I can't speak for other countries but you definitely can't dip into most (any?) WeWorks or the typical coworking space for a few bucks per hour on the fly.

It looks like the cheapest WeWork on Demand is $29/day, and I have no idea what city that's in. I don't doubt the rate in major US cities is $75-100+/day.

WeWork has day passes like you say, it's 29 per day even in cities like NYC and SF, that's what I used recently in those cities.

Wow, maybe this is a newer thing.

I haven't been to a WeWork in a few years, but I don't ever recall being able to just walk in and get a day pass that cheap in a big city. What I saw was much more expensive, that is when day passes were even offered.
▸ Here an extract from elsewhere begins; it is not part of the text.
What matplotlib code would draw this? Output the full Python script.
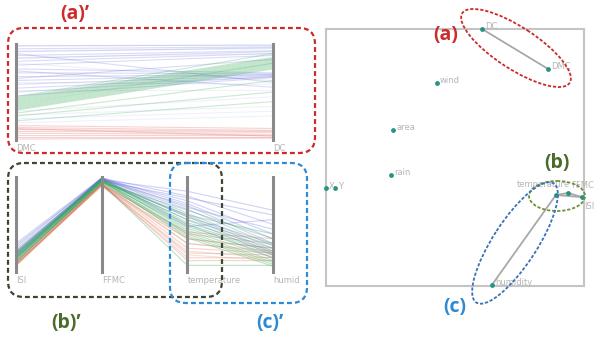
import matplotlib.pyplot as plt
from matplotlib.patches import Ellipse, FancyBboxPatch

W, H = 604, 344

# ---- parallel coordinates (a)': DMC -> DC, normalised 0..1 ----
top_axes = ["DMC", "DC"]
top_blue = [
    [0.98, 0.99], [0.95, 0.97], [0.92, 0.96], [0.88, 0.93], [0.85, 0.92],
    [0.82, 0.90], [0.78, 0.88], [0.74, 0.70], [0.70, 0.69], [0.66, 0.68],
    [0.62, 0.68], [0.58, 0.67], [0.54, 0.66], [0.50, 0.66], [0.46, 0.65],
    [0.90, 0.60], [0.72, 0.55], [0.64, 0.84],
]
top_green = [
    [0.44, 0.86], [0.43, 0.85], [0.42, 0.84], [0.41, 0.83], [0.40, 0.82],
    [0.39, 0.81], [0.38, 0.80], [0.37, 0.80], [0.36, 0.79], [0.35, 0.78],
    [0.34, 0.77], [0.33, 0.76], [0.32, 0.75], [0.31, 0.74], [0.28, 0.62],
    [0.25, 0.50], [0.20, 0.40], [0.45, 0.90],
]
top_red = [
    [0.15, 0.12], [0.13, 0.10], [0.11, 0.09], [0.09, 0.08], [0.07, 0.06],
    [0.05, 0.05], [0.03, 0.03], [0.01, 0.02], [0.12, 0.04],
]
top_faint = [
    [0.99, 0.99], [0.93, 0.95], [0.86, 0.90], [0.80, 0.62], [0.60, 0.58],
    [0.52, 0.52], [0.30, 0.45], [0.26, 0.35], [0.22, 0.30], [0.18, 0.25],
]

# ---- parallel coordinates (b)'/(c)': ISI, FFMC, temperature, humid ----
bot_axes = ["ISI", "FFMC", "temperature", "humid"]
bot_blue = [
    [0.30, 0.99, 0.80, 0.50], [0.28, 0.98, 0.75, 0.40], [0.26, 0.99, 0.72, 0.35],
    [0.24, 0.97, 0.70, 0.30], [0.22, 0.98, 0.66, 0.28], [0.21, 0.99, 0.62, 0.25],
    [0.20, 0.97, 0.60, 0.22], [0.19, 0.98, 0.58, 0.20], [0.18, 0.96, 0.55, 0.18],
    [0.17, 0.99, 0.50, 0.15], [0.16, 0.98, 0.48, 0.55], [0.15, 0.97, 0.85, 0.65],
    [0.14, 0.99, 0.68, 0.45], [0.20, 0.96, 0.78, 0.60],
]
bot_green = [
    [0.22, 0.97, 0.58, 0.30], [0.20, 0.96, 0.55, 0.28], [0.19, 0.98, 0.52, 0.25],
    [0.18, 0.97, 0.50, 0.22], [0.17, 0.95, 0.48, 0.20], [0.16, 0.96, 0.46, 0.18],
    [0.15, 0.97, 0.44, 0.15], [0.14, 0.95, 0.42, 0.12], [0.13, 0.96, 0.40, 0.10],
    [0.12, 0.94, 0.38, 0.08], [0.11, 0.95, 0.60, 0.40], [0.10, 0.96, 0.36, 0.06],
    [0.18, 0.94, 0.65, 0.35], [0.15, 0.93, 0.07, 0.07],
]
bot_red = [
    [0.14, 0.93, 0.40, 0.30], [0.12, 0.92, 0.35, 0.25], [0.11, 0.94, 0.30, 0.22],
    [0.10, 0.93, 0.25, 0.20], [0.09, 0.92, 0.20, 0.18], [0.08, 0.91, 0.15, 0.15],
    [0.07, 0.93, 0.12, 0.12], [0.08, 0.92, 0.42, 0.35],
]
bot_tan = [
    [0.08, 0.92, 0.30, 0.20], [0.07, 0.91, 0.22, 0.15],
    [0.06, 0.92, 0.18, 0.12], [0.09, 0.90, 0.35, 0.25],
]

# ---- projection of the dimensions ----
dim_names = ["DC", "DMC", "wind", "area", "rain", "X", "Y",
             "ISI", "FFMC", "temperature", "humidity"]
dim_x = [0.605, 0.860, 0.430, 0.260, 0.252, 0.000, 0.035, 0.992, 0.938, 0.891, 0.643]
dim_y = [1.000, 0.845, 0.790, 0.607, 0.432, 0.380, 0.380, 0.346, 0.362, 0.354, 0.004]
dim_edges = [("DC", "DMC"), ("ISI", "FFMC"), ("FFMC", "temperature"),
             ("temperature", "humidity"), ("ISI", "temperature")]
# label offsets (dx, dy, ha, va) for the crowded cluster
label_offsets = {"ISI": (0.010, -0.035, "left", "center"),
                 "FFMC": (0.012, 0.030, "left", "center"),
                 "temperature": (-0.150, 0.040, "left", "center")}

CLASS_COLORS = {"blue": "#5560d8", "green": "#2fa84f", "red": "#e06060",
                "tan": "#d9a860", "faint": "#9aa6e6"}
AXIS_GRAY = "#8a8a8a"
LABEL_GRAY = "#b5b5b5"


def px_rect(x0, y0, x1, y1):
    return [x0 / W, 1 - y1 / H, (x1 - x0) / W, (y1 - y0) / H]


def draw_parallel(ax, names, groups):
    n = len(names)
    for rows, color, alpha in groups:
        for r in rows:
            ax.plot(range(n), r, color=color, alpha=alpha, lw=0.8,
                    solid_capstyle="butt")
    for i, name in enumerate(names):
        ax.plot([i, i], [0, 1], color=AXIS_GRAY, lw=2.2, zorder=5,
                clip_on=False)
        ax.text(i, -0.04, name, color=LABEL_GRAY, fontsize=6,
                ha="left", va="top")
    ax.set_xlim(0, n - 1)
    ax.set_ylim(0, 1)
    ax.axis("off")


fig = plt.figure(figsize=(W / 100, H / 100), dpi=100)

ax_top = fig.add_axes(px_rect(16, 44, 273, 140))
draw_parallel(ax_top, top_axes, [
    (top_faint, CLASS_COLORS["faint"], 0.15),
    (top_red, CLASS_COLORS["red"], 0.28),
    (top_blue, CLASS_COLORS["blue"], 0.22),
    (top_green, CLASS_COLORS["green"], 0.25),
])

ax_bot = fig.add_axes(px_rect(16, 177, 273, 272))
draw_parallel(ax_bot, bot_axes, [
    (bot_tan, CLASS_COLORS["tan"], 0.30),
    (bot_red, CLASS_COLORS["red"], 0.28),
    (bot_blue, CLASS_COLORS["blue"], 0.28),
    (bot_green, CLASS_COLORS["green"], 0.32),
])

ax_sc = fig.add_axes(px_rect(326, 29, 584, 286))
pos = {n: (x, y) for n, x, y in zip(dim_names, dim_x, dim_y)}
for a, b in dim_edges:
    ax_sc.plot([pos[a][0], pos[b][0]], [pos[a][1], pos[b][1]],
               color="#a8a8a8", lw=1.3, zorder=2, clip_on=False)
ax_sc.scatter(dim_x, dim_y, s=6, color="#249484", zorder=3, clip_on=False)
for n, x, y in zip(dim_names, dim_x, dim_y):
    dx, dy, ha, va = label_offsets.get(n, (0.012, 0.008, "left", "center"))
    ax_sc.text(x + dx, y + dy, n, color=LABEL_GRAY, fontsize=6,
               ha=ha, va=va, clip_on=False)
ax_sc.set_xlim(0, 1)
ax_sc.set_ylim(0, 1)
ax_sc.set_xticks([])
ax_sc.set_yticks([])
for sp in ax_sc.spines.values():
    sp.set_color("#c4c4c4")
    sp.set_linewidth(1.5)

# ---- overlay with highlight shapes, pixel coordinates ----
ov = fig.add_axes([0, 0, 1, 1])
ov.set_xlim(0, W)
ov.set_ylim(H, 0)
ov.axis("off")
ov.patch.set_alpha(0)

RED, OLIVE, BLUE = "#cc2b2b", "#4b6b2a", "#2f8ad4"
BOX_OLIVE = "#3c4632"
dash = (0, (2.2, 1.4))

boxes = [
    (8, 28, 315, 153, RED),
    (8, 163, 222, 297, BOX_OLIVE),
    (170, 163, 307, 303, BLUE),
]
for x0, y0, x1, y1, c in boxes:
    ov.add_patch(FancyBboxPatch((x0, y0), x1 - x0, y1 - y0,
                                boxstyle="round,pad=0,rounding_size=16",
                                fill=False, ec=c, lw=1.6, ls=dash))

ellipses = [
    ((516, 48), 128, 42, 33, RED),
    ((557, 196), 56, 30, 0, "#6f8f3a"),
    ((515, 243), 142, 44, -57, "#3a72b8"),
]
for center, w, h, ang, c in ellipses:
    ov.add_patch(Ellipse(center, w, h, angle=ang, fill=False, ec=c,
                         lw=1.3, ls=(0, (1.8, 1.0))))

font = dict(fontsize=14, fontweight="bold", ha="center", va="center",
            family=["Open Sans", "DejaVu Sans"])
ov.text(75, 14, "(a)\u2019", color=RED, **font)
ov.text(66, 323, "(b)\u2019", color=OLIVE, **font)
ov.text(270, 323, "(c)\u2019", color=BLUE, **font)
ov.text(446, 35, "(a)", color=RED, **font)
ov.text(557, 163, "(b)", color=OLIVE, **font)
ov.text(455, 307, "(c)", color=BLUE, **font)

fig.savefig("out.png", dpi=100)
I'd never heard the word "Anti-Café" before, but I used to hang out in one in Dublin [1] that called itself a "Time House".

This exact concept: pay-per-minute space, like a shared space living room (though also with included tea, biscuits, and popcorn).

[1] "The Clockwork Door" in Temple Bar, Dublin. Hasn't been open since Covid. https://www.clockworkdoor.ie/

Definitely sounds better for people like me who kinda feel bad occupying a table in a full cafe after having finished my coffee/meal/drink.

This just... kinda sounds like an Internet cafe. I don’t see the difference, except maybe these “anti” cafes are more expensive

This is neat, and seems fairer than the working-at-a-cafe where you have to consider how often to order snacks and drinks to be a worthwhile contributing customer :)

Are there any websites that lists good anti-cafes by city?

Look up co-working spaces as well, that's probably a better source for working spaces for hire. Some have decent catering, too.

Isn't a key aspect of cafe culture that you buy a coffee and then can stay as long as you like?

I guess its a hotly debated and controversial topic up there with religion and politics :)

But seems like I answered my own question above - here's a pretty cool site to find desks/coworking spaces https://drop-desk.com/near-me with even some location specific writeups (i.e. Sydney Australia https://drop-desk.com/best-coworking-spaces/sydney )

Pay by the minute will never work: it gets people anxious, looking at the time all the time [ :) ].

Also the way it mixes fun and work ain't consistent imo.

I like working in cafes every now and then. I'm quite conscious that there's an expectation to keep buying coffee / cakes. How much is enough?

Also after a while, I don't want another coffee, just want to sit in peace in the environment - but that's not an option really. I could just buy a coffee and sit next to it, but that seems wasteful and bizarre.

it depends on the culture, the particular place, if the place is crowded and other factors: where I live it's perfectly ok to spend 2 hours in a table and consume one single expresso or something - because it's never full, so a win-win relation.

A bloody awesome concept. I enjoyed it so much. And a great (instantly profitable if you do everything right) small business idea by the way.

Workshop Cafe (now closed) in San Francisco was an interesting American version of this kind of cafe.

Oh no, I remember having a great time working from there. It used to be a great place.

are there any in the us? Is it a sustainable business?